Face ao que exponho, pergunto-me se realmente aprendemos alguma coisa com o que vivemos? Será que os sinais dos tempos actuais não nos aperfeiçoaram na humanidade? Será que as vidas perdidas e os esforços empreendidos não nos transformaram o coração e nos concederam uma prudente responsabilidade? Creio que, diante dos dados preocupantes que nos chegam, não podemos permitir que um novo surto volte sem atender às sábias palavras do Papa Francisco, no passado dia 31 de Maio, dirigidas aos sacerdotes de Roma: «esta nova fase que iniciamos requer de nós sabedoria, prudência e compromisso comum, para que todos os esforços e sacrifícios, feitos até agora, não sejam inúteis». Estas palavras não podem ser esquecidas, mas sobretudo gravadas na nossa mente em cada gesto e em cada decisão que tomamos, porque as perdas e as condições a que estivemos sujeitos roubaram milhares de vidas, roubaram muitos sonhos e projectos, isolaram muitos idosos e doentes, lesaram muitas famílias e, diante dos estudos macroeconómicos apresentados, irão deixar no desemprego e na pobreza muitos irmãos e concidadãos nossos.

A Pandemia que ameaça o mundo e, de uma forma particular, volta a ameaçar as populações da Arquidiocese de Évora, não se circunscreve a um problema médico, mas é uma ameaça gigante que está a ameaçar a vida pessoal de cada cidadão, o bem estar das famílias, a prosperidade da geração mais jovem, a dignidade dos mais idosos, o equilíbrio social, a ordem pública, a credibilidade das instâncias de governo e, no fundo, a abrir brechas que necessitam de ser saradas com inteligência, rigor, determinação e sensatez. E esta responsabilidade não se pode atribuir apenas aos governantes, mas estamos diante de uma responsabilidade que é de todos e que tem como princípio básico «Não cantem vitória, cumpram as normas que ajudam a evitar que a epidemia avance», apelo feito pelo Papa Francisco, no Angelus do passado Domingo, 07 de Junho.

Na verdade, por vezes há a tendência de ter comportamentos díspares, como ainda agora assistimos: do confinamento absoluto passámos para os ajuntamentos irreflectidos. E esta incapacidade de encontrar um ponto de equilíbrio agrava a recuperação da normalidade que ansiamos. Não podemos permitir que o mundo volte a parar para nos refugiarmos do coronavírus, mas também não podemos arriscar as nossas vidas e as dos que nos rodeiam.
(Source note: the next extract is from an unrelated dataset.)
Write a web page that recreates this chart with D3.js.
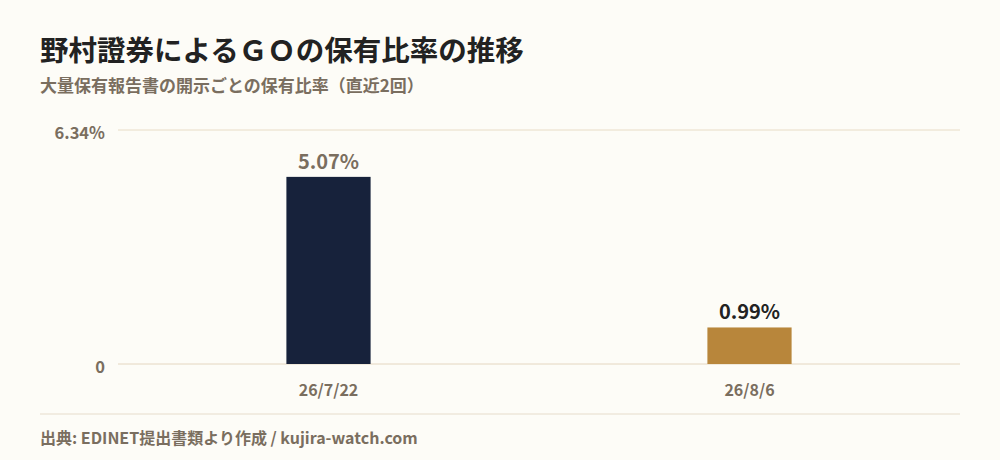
<!DOCTYPE html>
<html>
<head>
<meta charset="utf-8">
<script src="https://cdn.jsdelivr.net/npm/d3@7"></script>
<style>
  html, body { margin: 0; padding: 0; background: #fdfcf7; }
  svg { display: block; font-family: "Noto Sans CJK JP", "Noto Sans", sans-serif; }
</style>
</head>
<body>
<svg id="chart"></svg>
<script>
const dates = ['26/7/22', '26/8/6'];
const ratios = [5.07, 0.99];
const barColors = ['#17223b', '#b8863b'];
const labelColors = ['#7a6e5f', '#222222'];
const yTicks = [0, 6.34];

const width = 1000, height = 460;
const margin = { left: 118, right: 40, top: 130, bottom: 96 };

const svg = d3.select('#chart')
    .attr('width', width)
    .attr('height', height);

svg.append('rect')
    .attr('width', width).attr('height', height)
    .attr('fill', '#fdfcf7');

// --- titres ---
svg.append('text')
    .attr('x', 40).attr('y', 61)
    .attr('font-size', 28.5).attr('font-weight', 700)
    .attr('fill', '#222')
    .text('野村證券によるＧＯの保有比率の推移');

svg.append('text')
    .attr('x', 40).attr('y', 92)
    .attr('font-size', 17).attr('font-weight', 700)
    .attr('fill', '#7a6e5f')
    .text('大量保有報告書の開示ごとの保有比率（直近2回）');

const x = d3.scaleBand()
    .domain(dates)
    .range([margin.left, width - margin.right])
    .paddingInner(0.8)
    .paddingOuter(0.4);

const y = d3.scaleLinear()
    .domain([0, 6.34])
    .range([height - margin.bottom, margin.top]);

// grille
svg.append('g')
    .selectAll('line')
    .data(yTicks)
    .join('line')
    .attr('x1', margin.left)
    .attr('x2', width - margin.right)
    .attr('y1', d => y(d))
    .attr('y2', d => y(d))
    .attr('stroke', d => d === 0 ? '#e4d6c0' : '#e8dcc6')
    .attr('stroke-width', 1);

svg.append('g')
    .selectAll('text')
    .data(yTicks)
    .join('text')
    .attr('x', 105)
    .attr('y', d => y(d) + 9)
    .attr('text-anchor', 'end')
    .attr('font-size', 16.5).attr('font-weight', 700)
    .attr('fill', '#7a6e5f')
    .text(d => d === 0 ? '0' : d3.format('.2f')(d) + '%');

// barres
svg.append('g')
    .selectAll('rect')
    .data(ratios)
    .join('rect')
    .attr('x', (d, i) => x(dates[i]))
    .attr('width', x.bandwidth())
    .attr('y', d => y(d))
    .attr('height', d => y(0) - y(d))
    .attr('fill', (d, i) => barColors[i]);

svg.append('g')
    .selectAll('text')
    .data(ratios)
    .join('text')
    .attr('x', (d, i) => x(dates[i]) + x.bandwidth() / 2)
    .attr('y', d => y(d) - 8)
    .attr('text-anchor', 'middle')
    .attr('font-size', 20).attr('font-weight', 700)
    .attr('fill', (d, i) => labelColors[i])
    .text(d => d3.format('.2f')(d) + '%');

// axe x
svg.append('g')
    .selectAll('text')
    .data(dates)
    .join('text')
    .attr('x', d => x(d) + x.bandwidth() / 2)
    .attr('y', y(0) + 32)
    .attr('text-anchor', 'middle')
    .attr('font-size', 16).attr('font-weight', 700)
    .attr('fill', '#7a6e5f')
    .text(d => d);

// pied de page
svg.append('line')
    .attr('x1', 40).attr('x2', width - margin.right)
    .attr('y1', 414).attr('y2', 414)
    .attr('stroke', '#e6dccb');

svg.append('text')
    .attr('x', 40).attr('y', 444)
    .attr('font-size', 16).attr('font-weight', 700)
    .attr('fill', '#7a6e5f')
    .text('出典: EDINET提出書類より作成 / kujira-watch.com');
</script>
</body>
</html>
É neste sentido que, a retoma da normalidade da vida tem de ser feita, tal como nos refere o Papa, dentro do quadro normativo que está estabelecido. É também neste sentido que apelo a esta aprendizagem nova a que estamos sujeitos, em que retomamos o culto comunitário de forma responsável e atentos às normas, e que as nossas celebrações comunitárias sejam espaços e momentos educativos proactivamente ao serviço da solução face à Pandemia e nunca da imprudência.
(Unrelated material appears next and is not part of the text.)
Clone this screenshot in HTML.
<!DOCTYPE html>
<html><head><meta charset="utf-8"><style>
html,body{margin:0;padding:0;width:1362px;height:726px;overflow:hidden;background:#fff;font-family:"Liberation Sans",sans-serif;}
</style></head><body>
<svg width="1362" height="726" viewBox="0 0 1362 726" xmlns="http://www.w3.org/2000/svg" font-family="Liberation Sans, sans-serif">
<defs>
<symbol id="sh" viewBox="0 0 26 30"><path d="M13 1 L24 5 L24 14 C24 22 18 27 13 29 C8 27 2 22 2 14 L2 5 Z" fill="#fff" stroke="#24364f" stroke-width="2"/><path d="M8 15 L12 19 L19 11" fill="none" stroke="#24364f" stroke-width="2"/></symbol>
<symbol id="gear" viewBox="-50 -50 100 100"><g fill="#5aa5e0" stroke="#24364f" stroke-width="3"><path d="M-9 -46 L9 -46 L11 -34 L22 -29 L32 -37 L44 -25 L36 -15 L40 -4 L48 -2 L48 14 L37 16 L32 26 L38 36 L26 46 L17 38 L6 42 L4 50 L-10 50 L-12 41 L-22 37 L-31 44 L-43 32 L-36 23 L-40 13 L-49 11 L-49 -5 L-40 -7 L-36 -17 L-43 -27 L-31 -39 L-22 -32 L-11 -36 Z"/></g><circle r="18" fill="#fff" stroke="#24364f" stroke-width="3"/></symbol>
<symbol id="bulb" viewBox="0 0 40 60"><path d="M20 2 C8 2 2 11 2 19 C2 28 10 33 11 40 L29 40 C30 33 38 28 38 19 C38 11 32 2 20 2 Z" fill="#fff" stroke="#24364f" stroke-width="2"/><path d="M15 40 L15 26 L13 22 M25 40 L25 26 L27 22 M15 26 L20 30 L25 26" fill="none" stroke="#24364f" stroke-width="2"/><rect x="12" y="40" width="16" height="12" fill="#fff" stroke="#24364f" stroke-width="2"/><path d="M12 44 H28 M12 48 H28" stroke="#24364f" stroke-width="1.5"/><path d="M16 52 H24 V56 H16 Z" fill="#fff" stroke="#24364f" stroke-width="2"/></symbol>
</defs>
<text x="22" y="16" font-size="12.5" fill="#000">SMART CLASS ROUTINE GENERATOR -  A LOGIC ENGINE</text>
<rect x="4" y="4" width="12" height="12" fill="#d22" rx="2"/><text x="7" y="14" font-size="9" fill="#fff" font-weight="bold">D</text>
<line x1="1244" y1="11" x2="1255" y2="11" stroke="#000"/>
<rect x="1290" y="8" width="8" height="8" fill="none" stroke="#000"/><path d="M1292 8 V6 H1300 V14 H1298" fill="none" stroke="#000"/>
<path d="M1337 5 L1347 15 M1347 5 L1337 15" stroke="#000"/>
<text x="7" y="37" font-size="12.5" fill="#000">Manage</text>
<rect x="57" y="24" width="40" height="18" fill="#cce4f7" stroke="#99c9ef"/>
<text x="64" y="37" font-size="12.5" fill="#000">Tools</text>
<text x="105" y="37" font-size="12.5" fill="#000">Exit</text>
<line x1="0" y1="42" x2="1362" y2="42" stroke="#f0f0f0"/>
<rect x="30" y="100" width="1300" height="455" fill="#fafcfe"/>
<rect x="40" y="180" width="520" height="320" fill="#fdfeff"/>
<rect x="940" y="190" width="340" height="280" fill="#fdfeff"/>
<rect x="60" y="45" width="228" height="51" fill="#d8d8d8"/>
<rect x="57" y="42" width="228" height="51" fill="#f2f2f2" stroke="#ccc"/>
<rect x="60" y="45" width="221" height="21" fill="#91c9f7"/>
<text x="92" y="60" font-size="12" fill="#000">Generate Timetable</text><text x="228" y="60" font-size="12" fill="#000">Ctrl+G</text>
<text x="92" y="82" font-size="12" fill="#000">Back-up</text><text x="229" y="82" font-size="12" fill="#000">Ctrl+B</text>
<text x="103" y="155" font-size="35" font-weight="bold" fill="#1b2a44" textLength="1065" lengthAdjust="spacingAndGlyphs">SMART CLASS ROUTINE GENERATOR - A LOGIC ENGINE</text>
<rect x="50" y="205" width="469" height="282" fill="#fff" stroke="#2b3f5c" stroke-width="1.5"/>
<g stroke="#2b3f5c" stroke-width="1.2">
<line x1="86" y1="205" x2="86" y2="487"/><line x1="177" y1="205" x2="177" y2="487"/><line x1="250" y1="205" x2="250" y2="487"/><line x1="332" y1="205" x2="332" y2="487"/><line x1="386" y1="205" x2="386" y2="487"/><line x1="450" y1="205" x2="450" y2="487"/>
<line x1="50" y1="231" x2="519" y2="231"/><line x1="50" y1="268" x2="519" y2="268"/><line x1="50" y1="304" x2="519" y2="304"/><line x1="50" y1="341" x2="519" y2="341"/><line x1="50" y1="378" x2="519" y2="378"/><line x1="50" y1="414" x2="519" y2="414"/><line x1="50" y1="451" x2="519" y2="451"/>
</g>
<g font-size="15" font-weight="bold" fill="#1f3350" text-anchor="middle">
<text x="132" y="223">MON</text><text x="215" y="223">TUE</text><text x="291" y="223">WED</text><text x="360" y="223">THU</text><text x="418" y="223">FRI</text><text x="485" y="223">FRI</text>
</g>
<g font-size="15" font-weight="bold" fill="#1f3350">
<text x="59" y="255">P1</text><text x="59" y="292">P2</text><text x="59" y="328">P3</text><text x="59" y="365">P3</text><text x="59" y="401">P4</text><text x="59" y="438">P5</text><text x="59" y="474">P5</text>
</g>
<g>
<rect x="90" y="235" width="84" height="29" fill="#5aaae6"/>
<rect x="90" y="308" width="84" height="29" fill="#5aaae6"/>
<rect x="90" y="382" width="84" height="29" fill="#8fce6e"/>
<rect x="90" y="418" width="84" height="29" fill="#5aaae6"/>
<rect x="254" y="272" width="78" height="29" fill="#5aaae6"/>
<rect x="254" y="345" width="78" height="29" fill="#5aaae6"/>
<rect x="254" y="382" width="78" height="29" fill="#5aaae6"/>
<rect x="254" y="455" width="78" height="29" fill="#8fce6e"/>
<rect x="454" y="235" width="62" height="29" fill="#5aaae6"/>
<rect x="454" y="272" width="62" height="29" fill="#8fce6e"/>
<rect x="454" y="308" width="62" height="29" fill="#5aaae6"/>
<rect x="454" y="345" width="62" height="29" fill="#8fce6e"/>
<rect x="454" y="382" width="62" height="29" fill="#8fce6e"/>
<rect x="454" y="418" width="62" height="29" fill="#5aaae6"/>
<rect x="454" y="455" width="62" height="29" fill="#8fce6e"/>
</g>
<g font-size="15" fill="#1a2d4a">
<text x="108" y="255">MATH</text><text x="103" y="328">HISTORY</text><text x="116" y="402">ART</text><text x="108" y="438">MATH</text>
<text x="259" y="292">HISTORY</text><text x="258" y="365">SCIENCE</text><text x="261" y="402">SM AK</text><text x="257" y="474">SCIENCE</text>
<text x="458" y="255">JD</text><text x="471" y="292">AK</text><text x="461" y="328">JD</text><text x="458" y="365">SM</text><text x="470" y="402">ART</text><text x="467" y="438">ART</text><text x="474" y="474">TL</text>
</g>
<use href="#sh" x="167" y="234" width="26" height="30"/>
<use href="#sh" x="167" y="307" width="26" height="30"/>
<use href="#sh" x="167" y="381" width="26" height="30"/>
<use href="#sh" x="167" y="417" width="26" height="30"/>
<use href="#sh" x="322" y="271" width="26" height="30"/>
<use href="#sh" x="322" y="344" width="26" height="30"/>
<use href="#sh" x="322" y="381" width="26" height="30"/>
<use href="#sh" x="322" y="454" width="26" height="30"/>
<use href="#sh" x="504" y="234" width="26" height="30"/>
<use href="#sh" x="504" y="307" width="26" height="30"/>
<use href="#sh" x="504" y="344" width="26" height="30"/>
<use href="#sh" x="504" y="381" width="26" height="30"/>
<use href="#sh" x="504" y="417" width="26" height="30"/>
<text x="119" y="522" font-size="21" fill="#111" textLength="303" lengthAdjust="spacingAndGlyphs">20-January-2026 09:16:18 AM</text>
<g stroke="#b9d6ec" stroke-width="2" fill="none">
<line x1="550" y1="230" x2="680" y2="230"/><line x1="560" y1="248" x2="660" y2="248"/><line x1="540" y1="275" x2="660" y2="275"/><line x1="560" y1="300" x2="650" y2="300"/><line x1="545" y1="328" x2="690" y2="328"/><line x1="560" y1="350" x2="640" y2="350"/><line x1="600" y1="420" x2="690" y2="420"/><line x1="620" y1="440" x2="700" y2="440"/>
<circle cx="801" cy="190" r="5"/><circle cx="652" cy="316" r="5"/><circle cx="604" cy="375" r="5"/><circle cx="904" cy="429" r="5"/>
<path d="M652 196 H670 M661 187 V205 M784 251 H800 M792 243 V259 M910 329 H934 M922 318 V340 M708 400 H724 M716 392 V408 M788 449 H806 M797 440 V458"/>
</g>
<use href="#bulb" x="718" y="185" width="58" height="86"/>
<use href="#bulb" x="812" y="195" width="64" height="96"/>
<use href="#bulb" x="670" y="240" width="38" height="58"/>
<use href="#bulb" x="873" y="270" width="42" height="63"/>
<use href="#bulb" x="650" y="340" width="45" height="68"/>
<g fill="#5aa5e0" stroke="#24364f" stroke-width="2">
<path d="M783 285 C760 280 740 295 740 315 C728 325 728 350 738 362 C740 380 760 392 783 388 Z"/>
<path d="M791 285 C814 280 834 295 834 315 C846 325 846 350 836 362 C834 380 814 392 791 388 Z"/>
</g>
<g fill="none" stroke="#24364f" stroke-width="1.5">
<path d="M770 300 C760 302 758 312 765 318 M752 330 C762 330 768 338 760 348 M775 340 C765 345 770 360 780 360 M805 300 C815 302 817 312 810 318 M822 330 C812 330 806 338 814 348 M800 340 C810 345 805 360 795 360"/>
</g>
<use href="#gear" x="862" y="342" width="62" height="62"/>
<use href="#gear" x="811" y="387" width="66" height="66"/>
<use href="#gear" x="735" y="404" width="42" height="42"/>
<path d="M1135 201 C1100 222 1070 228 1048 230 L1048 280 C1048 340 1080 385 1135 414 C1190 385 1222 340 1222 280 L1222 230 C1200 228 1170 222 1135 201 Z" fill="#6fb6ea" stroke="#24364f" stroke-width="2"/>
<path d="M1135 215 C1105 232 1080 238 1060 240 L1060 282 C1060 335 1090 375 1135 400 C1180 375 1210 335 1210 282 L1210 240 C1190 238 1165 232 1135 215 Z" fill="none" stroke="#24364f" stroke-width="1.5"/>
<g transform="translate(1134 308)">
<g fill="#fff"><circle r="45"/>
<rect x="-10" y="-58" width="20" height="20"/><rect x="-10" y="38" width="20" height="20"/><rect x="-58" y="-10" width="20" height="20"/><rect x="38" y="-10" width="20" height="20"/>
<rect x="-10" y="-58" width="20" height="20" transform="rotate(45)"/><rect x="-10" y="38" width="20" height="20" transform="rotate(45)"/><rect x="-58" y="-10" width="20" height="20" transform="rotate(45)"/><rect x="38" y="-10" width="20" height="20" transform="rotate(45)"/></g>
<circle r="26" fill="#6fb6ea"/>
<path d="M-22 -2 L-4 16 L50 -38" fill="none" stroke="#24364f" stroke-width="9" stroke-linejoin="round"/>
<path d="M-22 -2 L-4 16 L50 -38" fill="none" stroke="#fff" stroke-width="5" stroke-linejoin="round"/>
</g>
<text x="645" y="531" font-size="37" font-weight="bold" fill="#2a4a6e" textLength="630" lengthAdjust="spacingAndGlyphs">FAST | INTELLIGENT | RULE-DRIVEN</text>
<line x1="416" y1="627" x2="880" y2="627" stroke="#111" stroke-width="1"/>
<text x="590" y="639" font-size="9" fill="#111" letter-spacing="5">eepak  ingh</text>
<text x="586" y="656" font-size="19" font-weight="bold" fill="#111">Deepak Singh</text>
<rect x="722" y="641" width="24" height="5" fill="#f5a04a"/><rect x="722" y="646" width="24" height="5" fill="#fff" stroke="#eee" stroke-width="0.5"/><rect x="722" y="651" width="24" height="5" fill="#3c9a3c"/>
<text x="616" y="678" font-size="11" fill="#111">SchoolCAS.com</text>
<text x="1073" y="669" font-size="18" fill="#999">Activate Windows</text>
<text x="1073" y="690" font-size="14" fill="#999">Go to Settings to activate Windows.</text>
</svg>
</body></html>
Se a prudência e a responsabilidade for o nosso critério então é possível viver na confiança e na esperança, sobretudo porque esta Pandemia permitiu a muitos regressar à confiança que a fé nos ensina. Se é verdade que parece que alguns não aprenderam muito com estes tempos atípicos, também é verdade que muitos de nós reformulámos muitos aspectos da nossa vida, da nossa sensibilidade e, sobretudo, da nossa intimidade com Deus. Por isso, o Papa exortava-nos «logo que vos seja possível, voltai à adoração e à comunhão do Corpo do Senhor na Missa de preceito. É a graça da Páscoa que frutifica na Eucaristia e que torna fecunda a nossa vida». Na verdade, os tempos que vivemos permitem-nos reler a nossa vida, descortinar os sinais dos tempos e, relembrando as palavras do Santo Padre, a redescobrir que «a hóstia consagrada encerra em si a pessoa de Cristo: somos chamados a procurá-lo diante do sacrário, na igreja, mas também no tabernáculo que são os últimos, quem sofre, as pessoas sozinhas e pobres».
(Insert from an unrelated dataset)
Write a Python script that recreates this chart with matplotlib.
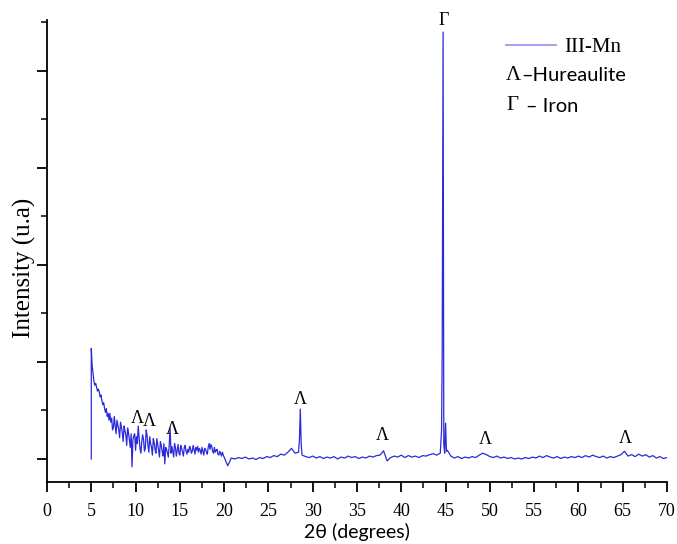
import numpy as np
import matplotlib
matplotlib.use("Agg")
import matplotlib.pyplot as plt
from matplotlib.lines import Line2D
from matplotlib.ticker import MultipleLocator

# ---------------- data ----------------
# initial vertical spike at the start of the scan
two_theta_start = [5.0, 5.0]
intensity_start = [0, 1140]

# noisy low-angle region, sampled every 0.1 deg from 5.1 to 20.0
two_theta_noisy = np.round(np.arange(5.1, 20.001, 0.1), 2)
intensity_noisy = [
    960, 880, 800, 760, 780, 740, 700, 720, 690, 640,
    660, 600, 560, 580, 520, 480, 520, 440, 470, 400,
    470, 380, 420, 300, 330, 440, 340, 260, 400, 350,
    300, 220, 380, 330, 270, 180, 340, 290, 250, 140,
    320, 270, 200, 120, 260, -80, 200, 240, 260, 90,
    230, 160, 340, 220, 110, 60, 180, 250, 200, 80,
    110, 300, 240, 140, 70, 230, 160, 120, 40, 210,
    170, 100, 60, 210, 150, 90, 20, 180, 140, 80,
    30, 160, -50, 120, 100, 60, 20, 150, 320, 60,
    130, 80, 20, 160, 120, 30, 90, 150, 60, 40,
    140, 110, 70, 30, 120, 140, 80, 50, 100, 70,
    130, 110, 60, 80, 140, 100, 50, 120, 90, 130,
    70, 110, 90, 50, 120, 80, 40, 110, 100, 70,
    50, 120, 160, 100, 150, 130, 80, 60, 120, 70,
    90, 100, 50, 40, 80, 60, 30, 70, 40, 20,
]

# baseline region, sampled every 0.4 deg from 20.4 to 70.0
two_theta_base = np.round(np.arange(20.4, 70.001, 0.4), 2)
intensity_base = [
    -70, 10, 0, 15, 5, 20, 0, 10, -5, 15,
    5, 25, 15, 35, 25, 50, 40, 70, 110, 60,
    70, 40, 25, 15, 30, 10, 25, 5, 20, 10,
    25, 0, 20, 10, 30, 15, 25, 5, 20, 10,
    30, 20, 35, 40, 85, -20, 15, 30, 20, 40,
    15, 35, 20, 30, 15, 35, 30, 45, 55, 40,
    60, 150, 90, 30, 10, 25, 5, 20, 10, 25,
    15, 40, 60, 45, 25, 15, 30, 10, 20, 5,
    15, 0, 10, 0, 15, 5, 20, 10, 30, 15,
    35, 20, 10, 25, 5, 20, 10, 25, 15, 30,
    15, 35, 20, 40, 25, 15, 30, 10, 25, 15,
    30, 45, 80, 30, 45, 25, 50, 30, 45, 20,
    35, 10, 25, 5, 15,
]

# sharp reflections
two_theta_peaks = [28.5, 28.6, 28.7, 44.55, 44.62, 44.72, 44.78, 44.9, 45.0, 45.1]
intensity_peaks = [200, 515, 150, 300, 1120, 4400, 900, 60, 370, 80]

# phase labels (Λ = hureaulite, Γ = iron)
hureaulite_pos = [(10.15, 330), (11.6, 300), (14.2, 220), (28.6, 530),
                  (37.9, 150), (49.5, 115), (65.3, 125)]
iron_pos = [(44.75, 4520)]

# ---------------- assemble ----------------
xr = np.concatenate([two_theta_noisy, two_theta_base, two_theta_peaks])
yr = np.concatenate([intensity_noisy, intensity_base, intensity_peaks])
order = np.argsort(xr, kind="stable")
x = np.concatenate([two_theta_start, xr[order]])
y = np.concatenate([intensity_start, yr[order]])

# ---------------- figure ----------------
fig = plt.figure(figsize=(6.77, 5.44), dpi=100)
ax = fig.add_axes([47 / 677, 62 / 544, 620 / 677, 462 / 544])

ax.plot(x, y, color="#2a2ad8", lw=0.9)

ax.set_xlim(0, 70)
ax.set_ylim(-237, 4525)
ax.spines["top"].set_visible(False)
ax.spines["right"].set_visible(False)
for s in ("left", "bottom"):
    ax.spines[s].set_linewidth(1.3)

ax.xaxis.set_major_locator(MultipleLocator(5))
ax.xaxis.set_minor_locator(MultipleLocator(2.5))
ax.yaxis.set_major_locator(MultipleLocator(1000))
ax.yaxis.set_minor_locator(MultipleLocator(500))
ax.tick_params(axis="both", which="major", direction="out", length=7, width=1.3)
ax.tick_params(axis="both", which="minor", direction="out", length=4, width=1.1)
ax.tick_params(axis="y", which="both", labelleft=False)
for lab in ax.get_xticklabels():
    lab.set_fontfamily("Liberation Serif")
    lab.set_fontsize(13)
ax.tick_params(axis="x", pad=8)

ax.set_xlabel("2θ (degrees)", family="Lato", fontsize=14)
ax.xaxis.set_label_coords(0.5, -(532 - 482) / 462)
ax.xaxis.label.set_va("center")
ax.set_ylabel("Intensity (u.a)", family="Liberation Serif", fontsize=18)
ax.yaxis.set_label_coords(-(47 - 24) / 620, (482 - 268) / 462)
ax.yaxis.label.set_va("center")

for (px, py) in hureaulite_pos:
    ax.text(px, py, "Λ", family="Liberation Serif", fontsize=13,
            ha="center", va="bottom")
for (px, py) in iron_pos:
    ax.text(px, py, "Γ", family="Liberation Serif", fontsize=13,
            ha="center", va="center", clip_on=False)

# legend
leg_handle = Line2D([], [], color="#9a9aee", lw=1.3)
ax.legend([leg_handle], ["III-Mn"], loc="center left",
          bbox_to_anchor=(506 / 677, 1 - 47 / 544),
          bbox_transform=fig.transFigure, frameon=False,
          handlelength=2.4, handletextpad=0.4, borderaxespad=0,
          borderpad=0, prop={"family": "Liberation Serif", "size": 15})

fig.text(506 / 677, 1 - 75 / 544, "Λ", family="Liberation Serif", fontsize=15,
         va="center", ha="left")
fig.text(521 / 677, 1 - 75 / 544, "–Hureaulite", family="Lato", fontsize=14.5,
         va="center", ha="left")
fig.text(506 / 677, 1 - 106 / 544, "Γ", family="Liberation Serif", fontsize=15,
         va="center", ha="left")
fig.text(526 / 677, 1 - 106 / 544, "– Iron", family="Lato", fontsize=14.5,
         va="center", ha="left")

fig.savefig("out.png", dpi=100)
O período que vivemos não são tempos de vitória de uma guerra, mas tempos de vigilância em cada batalha. Portanto, aquela comunhão fraterna que vivemos durante o tempo de confinamento deverá ser agora o segredo que nos ajudará a vigiarmos na segurança, a cumprirmos as normas, a sermos solidários com quem mais precisa e, obviamente, a recuperar as oportunidades que perdemos de poder sondar e viver confiados e cuidados pela ternura e pelo Amor de Deus.